The Bush administration has announced it will miss a legal deadline put in place to determine if polar bears should be listed under the Endangered Species Act, and critics are roaring in anger. Some say an oil contract is the real reason for the delay.
Digital Journal -- Under U.S. federal law, the U.S. Fish and Wildlife Service (USFWS) was to decide once and for all what legal protections would be put in place for polar bears.
The USFWS was looking at whether global warming threatens polar bears and if they should be listed as an endangered species. It's deadline to make a decision was today, but Dale Hall, director of the USFWS told reporters the group needs more time to go over data and that it could take as much as a month longer to do that. Hall said the department has never declared an animal endangered because of climate change, and the issue has "complicated the decision."
The debate zeros in on the issue of whether polar bears' existence will be threatened by melting ice as a result of a warming climate.
Greenpeace says the Endangered Species Act requires a species to be listed in a process taking no longer than two years. They say this time around, it's taken almost three. Greenpeace sued the Bush administration in December 2005 when it missed the first deadline, and the government responded in February 2006 when the USFWS said protecting polar bears "may be warranted."

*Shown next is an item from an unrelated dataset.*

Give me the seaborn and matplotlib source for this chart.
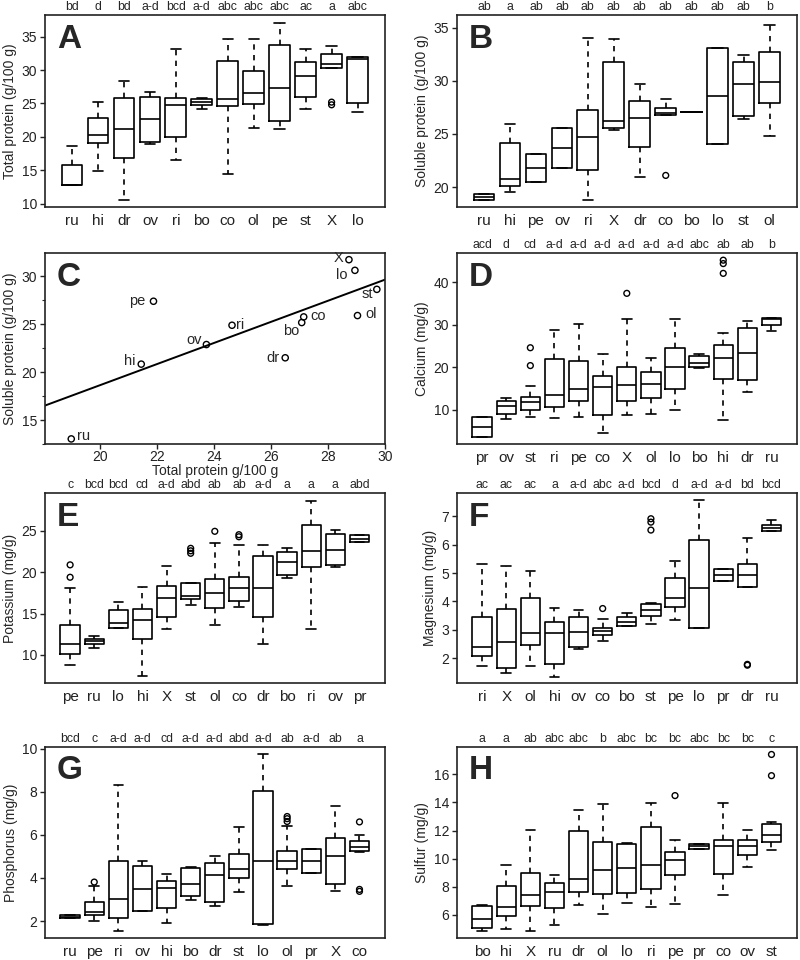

In 2006, the USFWS commissioned the United States Geological Survey to make recommendations. In September 2007, they responded , saying "...the team documented the direct relationship between the presence of Arctic sea ice and the survival and health of polar bears." They also reported "Polar bears depend on sea ice as a platform to hunt seals, their primary food. But sea ice is decreasing throughout their Arctic range due to climate change. Models used by the USGS team project a 42 per cent loss of optimal polar bear habitat from the Polar Basin during summer, a vital hunting and breeding period, by mid-century."
The report concluded melting sea ice in the Arctic could reduce the polar bear population by two-thirds, and eventual extinction in 75 years.
Environmental groups are up in arms, demanding a decision and threatening legal action if one is not made. A news release posted on Greenpeace's site says the Center for Biological Diversity, Greenpeace and the Natural Resources Defense Council (NRDC) will begin legal action today with a formal notice to sue as required by the Endangered Species Act.
"The Bush administration has squandered seven years denying the devastating scientific evidence of global warming," said Kert Davies, research director for Greenpeace USA in the release. "Stalling has cost us dearly, putting the polar bear at risk of extinction and jeopardizing the future welfare of billions of people around the world. This further unjustified delay is emblematic of the administration's approach."
Some environmental groups even say the administration's political meddling is propelled by a rush to sell oil leases in the Arctic. They say a decision was purposefully delayed so a first-time oil lease sale can go go through on Feb. 6 in the Chukchi Sea in Alaska. This area provides one-tenth of the habitat for the world's polar bears.
The chairman of the Select Committee on Energy Independence and Global Warming, Rep. Edward Markey (D-Mass.), issued a statement where he criticized the administration for its lease of 29 million acres in the Chukchi. As SFGate.com reports: "On the one hand, the Interior Department is dragging its feet on protecting the polar bear, while opening up new oil and gas drilling in sensitive polar bear habitats on the other." Markey said in a statement.
As Greenpeace reports, an endangered species listing would mean the federal government would be obligated to "ensure that any action they authorize, fund, or carry out will not jeopardize the polar bears' continued existence or adversely modify their critical habitat, and the U.S. Fish and Wildlife Service will be required to prepare a recovery plan for the polar bear, specifying measures necessary for its protection."
The Natural Resources Defense Council reportedly said a declaration of endangered species for the polar bear would also mean the lease-sale of land in the Chukchi would have to be stopped or delayed.